— TASK PROMPT —
Copy nothing but the part that opens with the line containing "Give me the Chart.js source for this chart." and closes with the line containing "const yTicks = [75, 80, 85, 90, 95, 100, 105, 110];". Do not include pictures.

— SUPPLIED MATERIAL —

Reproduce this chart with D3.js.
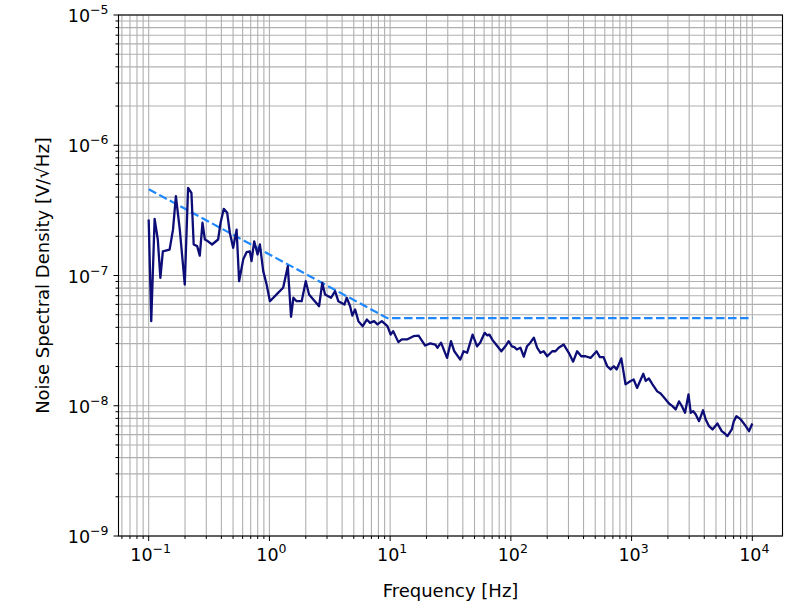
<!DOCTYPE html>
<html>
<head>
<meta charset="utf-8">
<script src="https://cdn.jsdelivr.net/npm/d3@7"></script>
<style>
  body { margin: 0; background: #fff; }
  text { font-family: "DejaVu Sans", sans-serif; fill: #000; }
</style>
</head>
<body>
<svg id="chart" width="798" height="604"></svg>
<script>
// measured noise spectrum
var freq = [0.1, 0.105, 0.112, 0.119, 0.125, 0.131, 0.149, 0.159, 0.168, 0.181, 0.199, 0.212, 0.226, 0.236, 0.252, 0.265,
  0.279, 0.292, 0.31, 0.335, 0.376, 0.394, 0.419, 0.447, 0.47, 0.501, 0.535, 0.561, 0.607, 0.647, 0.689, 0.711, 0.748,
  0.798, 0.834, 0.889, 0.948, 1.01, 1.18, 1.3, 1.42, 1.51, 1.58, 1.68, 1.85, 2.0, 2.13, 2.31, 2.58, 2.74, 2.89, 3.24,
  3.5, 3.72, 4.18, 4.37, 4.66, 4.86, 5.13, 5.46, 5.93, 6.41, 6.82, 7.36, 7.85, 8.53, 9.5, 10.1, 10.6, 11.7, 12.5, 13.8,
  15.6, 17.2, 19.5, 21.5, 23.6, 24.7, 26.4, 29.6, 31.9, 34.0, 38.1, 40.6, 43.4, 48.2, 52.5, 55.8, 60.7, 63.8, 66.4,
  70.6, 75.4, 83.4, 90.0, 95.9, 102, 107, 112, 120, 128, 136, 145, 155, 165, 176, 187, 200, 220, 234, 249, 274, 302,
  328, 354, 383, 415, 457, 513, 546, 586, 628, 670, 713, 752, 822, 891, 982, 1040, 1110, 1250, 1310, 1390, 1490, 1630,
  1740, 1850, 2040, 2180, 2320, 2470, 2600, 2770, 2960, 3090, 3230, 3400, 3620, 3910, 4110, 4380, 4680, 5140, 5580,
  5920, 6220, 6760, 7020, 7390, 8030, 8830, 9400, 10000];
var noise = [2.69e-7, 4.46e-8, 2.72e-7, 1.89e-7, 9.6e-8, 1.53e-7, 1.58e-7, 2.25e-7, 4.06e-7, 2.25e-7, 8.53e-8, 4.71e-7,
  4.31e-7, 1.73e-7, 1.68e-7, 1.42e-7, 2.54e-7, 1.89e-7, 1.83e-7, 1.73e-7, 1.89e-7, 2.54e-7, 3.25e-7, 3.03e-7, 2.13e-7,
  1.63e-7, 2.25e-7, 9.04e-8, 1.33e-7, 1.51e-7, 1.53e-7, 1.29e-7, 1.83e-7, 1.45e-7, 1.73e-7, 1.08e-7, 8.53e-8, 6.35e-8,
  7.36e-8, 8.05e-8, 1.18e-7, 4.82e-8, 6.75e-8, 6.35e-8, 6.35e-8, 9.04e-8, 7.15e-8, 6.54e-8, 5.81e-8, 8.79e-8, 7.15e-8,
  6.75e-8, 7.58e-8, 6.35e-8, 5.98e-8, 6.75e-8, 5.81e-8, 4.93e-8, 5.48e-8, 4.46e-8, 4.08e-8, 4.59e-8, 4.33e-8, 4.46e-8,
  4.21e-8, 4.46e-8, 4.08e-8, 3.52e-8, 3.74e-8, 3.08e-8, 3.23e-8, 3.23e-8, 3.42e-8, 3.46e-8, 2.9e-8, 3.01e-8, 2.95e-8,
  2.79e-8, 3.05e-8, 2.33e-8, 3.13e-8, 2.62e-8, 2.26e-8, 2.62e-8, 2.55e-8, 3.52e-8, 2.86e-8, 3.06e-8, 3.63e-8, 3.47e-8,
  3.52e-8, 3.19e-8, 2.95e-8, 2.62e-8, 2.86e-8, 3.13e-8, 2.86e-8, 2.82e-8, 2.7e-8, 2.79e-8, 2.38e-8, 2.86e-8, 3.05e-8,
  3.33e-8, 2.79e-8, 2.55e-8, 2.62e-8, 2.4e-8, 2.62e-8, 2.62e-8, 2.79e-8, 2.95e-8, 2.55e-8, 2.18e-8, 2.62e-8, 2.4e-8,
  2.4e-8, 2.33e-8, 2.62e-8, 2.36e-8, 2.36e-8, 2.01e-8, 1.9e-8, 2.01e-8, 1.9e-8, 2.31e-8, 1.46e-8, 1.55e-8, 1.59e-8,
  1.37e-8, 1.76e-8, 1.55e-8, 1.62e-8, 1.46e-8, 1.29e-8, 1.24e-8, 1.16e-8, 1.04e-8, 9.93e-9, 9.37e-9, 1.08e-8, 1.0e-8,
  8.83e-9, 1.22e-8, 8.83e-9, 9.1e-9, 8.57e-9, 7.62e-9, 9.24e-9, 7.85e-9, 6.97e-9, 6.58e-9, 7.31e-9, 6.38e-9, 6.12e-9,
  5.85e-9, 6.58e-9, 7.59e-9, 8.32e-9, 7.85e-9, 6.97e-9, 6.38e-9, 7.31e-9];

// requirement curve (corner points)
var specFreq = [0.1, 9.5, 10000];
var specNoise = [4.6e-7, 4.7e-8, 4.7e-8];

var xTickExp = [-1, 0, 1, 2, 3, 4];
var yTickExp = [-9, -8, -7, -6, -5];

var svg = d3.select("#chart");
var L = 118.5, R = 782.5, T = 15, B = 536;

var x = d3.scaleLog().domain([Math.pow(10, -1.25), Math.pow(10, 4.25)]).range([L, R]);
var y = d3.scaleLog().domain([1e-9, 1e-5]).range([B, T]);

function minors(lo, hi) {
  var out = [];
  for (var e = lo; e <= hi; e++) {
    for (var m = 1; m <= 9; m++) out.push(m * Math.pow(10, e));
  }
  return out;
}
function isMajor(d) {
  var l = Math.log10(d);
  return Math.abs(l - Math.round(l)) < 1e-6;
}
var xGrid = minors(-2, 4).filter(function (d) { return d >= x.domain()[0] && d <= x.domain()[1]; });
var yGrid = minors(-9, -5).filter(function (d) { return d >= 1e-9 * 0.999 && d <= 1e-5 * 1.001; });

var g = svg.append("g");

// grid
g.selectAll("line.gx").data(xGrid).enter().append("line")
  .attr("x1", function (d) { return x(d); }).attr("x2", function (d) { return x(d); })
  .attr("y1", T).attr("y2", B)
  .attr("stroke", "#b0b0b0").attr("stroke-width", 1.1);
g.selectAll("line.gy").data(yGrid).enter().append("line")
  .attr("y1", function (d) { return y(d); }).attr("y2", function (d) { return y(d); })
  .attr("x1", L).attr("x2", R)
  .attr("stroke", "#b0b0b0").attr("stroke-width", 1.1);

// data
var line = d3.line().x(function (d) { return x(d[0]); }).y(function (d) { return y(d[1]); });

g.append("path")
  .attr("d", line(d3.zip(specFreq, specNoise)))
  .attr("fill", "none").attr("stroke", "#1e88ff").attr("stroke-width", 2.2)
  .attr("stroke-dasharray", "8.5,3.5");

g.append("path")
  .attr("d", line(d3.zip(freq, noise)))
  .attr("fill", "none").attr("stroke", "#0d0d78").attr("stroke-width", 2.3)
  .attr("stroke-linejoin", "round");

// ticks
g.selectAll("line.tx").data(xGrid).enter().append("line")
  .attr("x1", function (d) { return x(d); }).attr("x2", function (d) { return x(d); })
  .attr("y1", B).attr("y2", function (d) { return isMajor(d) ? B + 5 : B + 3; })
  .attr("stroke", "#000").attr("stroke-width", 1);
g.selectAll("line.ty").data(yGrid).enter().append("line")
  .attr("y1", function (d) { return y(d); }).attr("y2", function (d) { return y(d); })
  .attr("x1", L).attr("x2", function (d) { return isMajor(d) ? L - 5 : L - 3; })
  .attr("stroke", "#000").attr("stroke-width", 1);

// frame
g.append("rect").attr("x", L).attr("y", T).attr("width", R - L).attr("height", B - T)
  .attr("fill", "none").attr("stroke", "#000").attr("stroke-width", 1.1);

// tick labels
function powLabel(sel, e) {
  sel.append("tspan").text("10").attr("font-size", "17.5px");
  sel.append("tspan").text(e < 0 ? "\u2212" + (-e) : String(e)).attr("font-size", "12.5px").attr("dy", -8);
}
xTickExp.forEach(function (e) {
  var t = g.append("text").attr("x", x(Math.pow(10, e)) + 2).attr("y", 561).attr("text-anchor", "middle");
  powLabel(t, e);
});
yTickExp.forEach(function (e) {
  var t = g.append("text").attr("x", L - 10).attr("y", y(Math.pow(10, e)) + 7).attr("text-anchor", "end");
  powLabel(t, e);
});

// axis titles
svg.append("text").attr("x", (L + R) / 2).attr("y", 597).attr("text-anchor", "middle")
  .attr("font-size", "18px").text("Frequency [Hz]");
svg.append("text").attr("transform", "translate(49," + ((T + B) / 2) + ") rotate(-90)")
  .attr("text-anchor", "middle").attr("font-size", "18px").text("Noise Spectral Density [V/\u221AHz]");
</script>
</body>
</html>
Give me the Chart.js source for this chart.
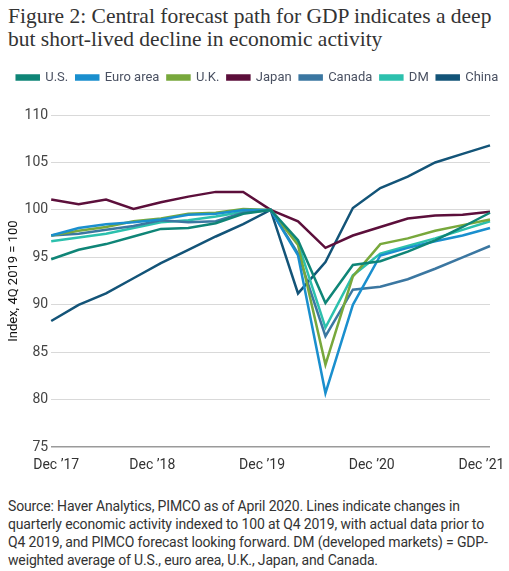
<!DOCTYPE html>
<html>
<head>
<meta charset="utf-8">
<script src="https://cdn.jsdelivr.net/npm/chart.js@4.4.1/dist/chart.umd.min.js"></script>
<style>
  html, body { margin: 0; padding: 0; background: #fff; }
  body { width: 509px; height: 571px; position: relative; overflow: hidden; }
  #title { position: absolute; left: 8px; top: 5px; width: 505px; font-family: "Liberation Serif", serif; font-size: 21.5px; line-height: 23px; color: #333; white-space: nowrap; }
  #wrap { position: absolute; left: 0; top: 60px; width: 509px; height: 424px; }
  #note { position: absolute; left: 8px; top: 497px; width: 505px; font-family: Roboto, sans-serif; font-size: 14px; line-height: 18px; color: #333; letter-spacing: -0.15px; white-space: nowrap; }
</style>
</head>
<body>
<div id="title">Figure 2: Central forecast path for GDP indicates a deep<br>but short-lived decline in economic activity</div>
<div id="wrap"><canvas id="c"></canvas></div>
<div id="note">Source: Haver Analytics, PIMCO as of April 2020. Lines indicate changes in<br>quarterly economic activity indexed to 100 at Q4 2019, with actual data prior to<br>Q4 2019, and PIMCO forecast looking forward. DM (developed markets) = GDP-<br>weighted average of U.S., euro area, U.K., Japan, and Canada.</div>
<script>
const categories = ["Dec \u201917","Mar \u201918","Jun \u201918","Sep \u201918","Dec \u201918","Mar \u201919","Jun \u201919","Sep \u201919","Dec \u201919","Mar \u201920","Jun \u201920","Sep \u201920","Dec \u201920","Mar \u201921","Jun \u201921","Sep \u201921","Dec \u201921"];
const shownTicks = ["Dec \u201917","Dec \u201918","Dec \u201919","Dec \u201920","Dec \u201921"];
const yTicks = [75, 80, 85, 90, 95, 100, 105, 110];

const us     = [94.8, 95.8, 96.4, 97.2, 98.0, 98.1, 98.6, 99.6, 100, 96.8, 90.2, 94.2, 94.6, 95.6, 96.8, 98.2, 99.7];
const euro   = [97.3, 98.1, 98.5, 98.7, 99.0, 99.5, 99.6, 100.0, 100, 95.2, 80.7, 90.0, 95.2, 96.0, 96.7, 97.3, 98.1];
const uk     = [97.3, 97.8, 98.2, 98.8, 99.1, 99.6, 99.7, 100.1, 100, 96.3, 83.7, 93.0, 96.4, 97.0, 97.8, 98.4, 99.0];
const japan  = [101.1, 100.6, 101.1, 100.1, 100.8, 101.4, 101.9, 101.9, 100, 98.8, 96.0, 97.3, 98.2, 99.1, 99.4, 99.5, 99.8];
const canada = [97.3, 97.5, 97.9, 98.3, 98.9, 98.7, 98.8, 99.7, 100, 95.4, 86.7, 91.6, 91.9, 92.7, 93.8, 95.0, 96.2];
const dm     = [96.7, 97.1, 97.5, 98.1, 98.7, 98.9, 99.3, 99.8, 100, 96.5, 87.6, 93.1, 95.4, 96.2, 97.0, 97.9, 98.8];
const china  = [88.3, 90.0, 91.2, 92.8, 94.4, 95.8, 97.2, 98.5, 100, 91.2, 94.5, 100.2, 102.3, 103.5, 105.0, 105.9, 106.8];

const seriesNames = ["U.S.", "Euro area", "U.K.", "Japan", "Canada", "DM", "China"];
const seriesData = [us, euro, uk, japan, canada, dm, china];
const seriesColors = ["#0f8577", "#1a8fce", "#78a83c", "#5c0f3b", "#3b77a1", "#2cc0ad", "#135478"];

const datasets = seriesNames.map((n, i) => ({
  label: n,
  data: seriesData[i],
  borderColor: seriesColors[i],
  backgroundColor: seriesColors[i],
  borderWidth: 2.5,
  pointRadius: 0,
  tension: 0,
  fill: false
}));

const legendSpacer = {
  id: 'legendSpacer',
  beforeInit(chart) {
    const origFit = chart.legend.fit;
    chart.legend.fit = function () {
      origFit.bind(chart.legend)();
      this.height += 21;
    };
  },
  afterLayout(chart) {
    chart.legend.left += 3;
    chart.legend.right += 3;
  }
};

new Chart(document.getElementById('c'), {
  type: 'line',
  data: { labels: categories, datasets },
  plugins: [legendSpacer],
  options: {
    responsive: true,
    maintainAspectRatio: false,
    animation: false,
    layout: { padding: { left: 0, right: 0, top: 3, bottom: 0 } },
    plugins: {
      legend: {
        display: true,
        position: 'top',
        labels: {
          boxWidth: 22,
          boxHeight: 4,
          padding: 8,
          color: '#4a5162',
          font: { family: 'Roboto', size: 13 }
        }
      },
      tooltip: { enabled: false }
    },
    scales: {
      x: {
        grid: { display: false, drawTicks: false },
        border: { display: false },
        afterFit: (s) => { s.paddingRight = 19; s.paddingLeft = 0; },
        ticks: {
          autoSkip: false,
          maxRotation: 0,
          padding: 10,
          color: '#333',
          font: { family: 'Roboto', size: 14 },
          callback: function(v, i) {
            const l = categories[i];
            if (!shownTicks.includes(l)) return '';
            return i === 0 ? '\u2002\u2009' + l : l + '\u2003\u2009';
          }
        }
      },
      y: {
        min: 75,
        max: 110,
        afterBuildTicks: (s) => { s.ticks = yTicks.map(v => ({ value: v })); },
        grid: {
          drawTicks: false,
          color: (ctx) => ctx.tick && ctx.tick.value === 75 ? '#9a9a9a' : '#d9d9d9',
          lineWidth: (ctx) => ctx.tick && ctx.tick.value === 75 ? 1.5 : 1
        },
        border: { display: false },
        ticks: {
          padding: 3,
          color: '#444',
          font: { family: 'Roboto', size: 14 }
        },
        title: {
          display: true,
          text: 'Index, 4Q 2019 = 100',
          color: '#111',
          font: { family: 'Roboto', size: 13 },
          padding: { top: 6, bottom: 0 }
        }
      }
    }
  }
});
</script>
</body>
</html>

— ANSWER TO THE PROBLEM —
Give me the Chart.js source for this chart.
<!DOCTYPE html>
<html>
<head>
<meta charset="utf-8">
<script src="https://cdn.jsdelivr.net/npm/chart.js@4.4.1/dist/chart.umd.min.js"></script>
<style>
  html, body { margin: 0; padding: 0; background: #fff; }
  body { width: 509px; height: 571px; position: relative; overflow: hidden; }
  #title { position: absolute; left: 8px; top: 5px; width: 505px; font-family: "Liberation Serif", serif; font-size: 21.5px; line-height: 23px; color: #333; white-space: nowrap; }
  #wrap { position: absolute; left: 0; top: 60px; width: 509px; height: 424px; }
  #note { position: absolute; left: 8px; top: 497px; width: 505px; font-family: Roboto, sans-serif; font-size: 14px; line-height: 18px; color: #333; letter-spacing: -0.15px; white-space: nowrap; }
</style>
</head>
<body>
<div id="title">Figure 2: Central forecast path for GDP indicates a deep<br>but short-lived decline in economic activity</div>
<div id="wrap"><canvas id="c"></canvas></div>
<div id="note">Source: Haver Analytics, PIMCO as of April 2020. Lines indicate changes in<br>quarterly economic activity indexed to 100 at Q4 2019, with actual data prior to<br>Q4 2019, and PIMCO forecast looking forward. DM (developed markets) = GDP-<br>weighted average of U.S., euro area, U.K., Japan, and Canada.</div>
<script>
const categories = ["Dec \u201917","Mar \u201918","Jun \u201918","Sep \u201918","Dec \u201918","Mar \u201919","Jun \u201919","Sep \u201919","Dec \u201919","Mar \u201920","Jun \u201920","Sep \u201920","Dec \u201920","Mar \u201921","Jun \u201921","Sep \u201921","Dec \u201921"];
const shownTicks = ["Dec \u201917","Dec \u201918","Dec \u201919","Dec \u201920","Dec \u201921"];
const yTicks = [75, 80, 85, 90, 95, 100, 105, 110];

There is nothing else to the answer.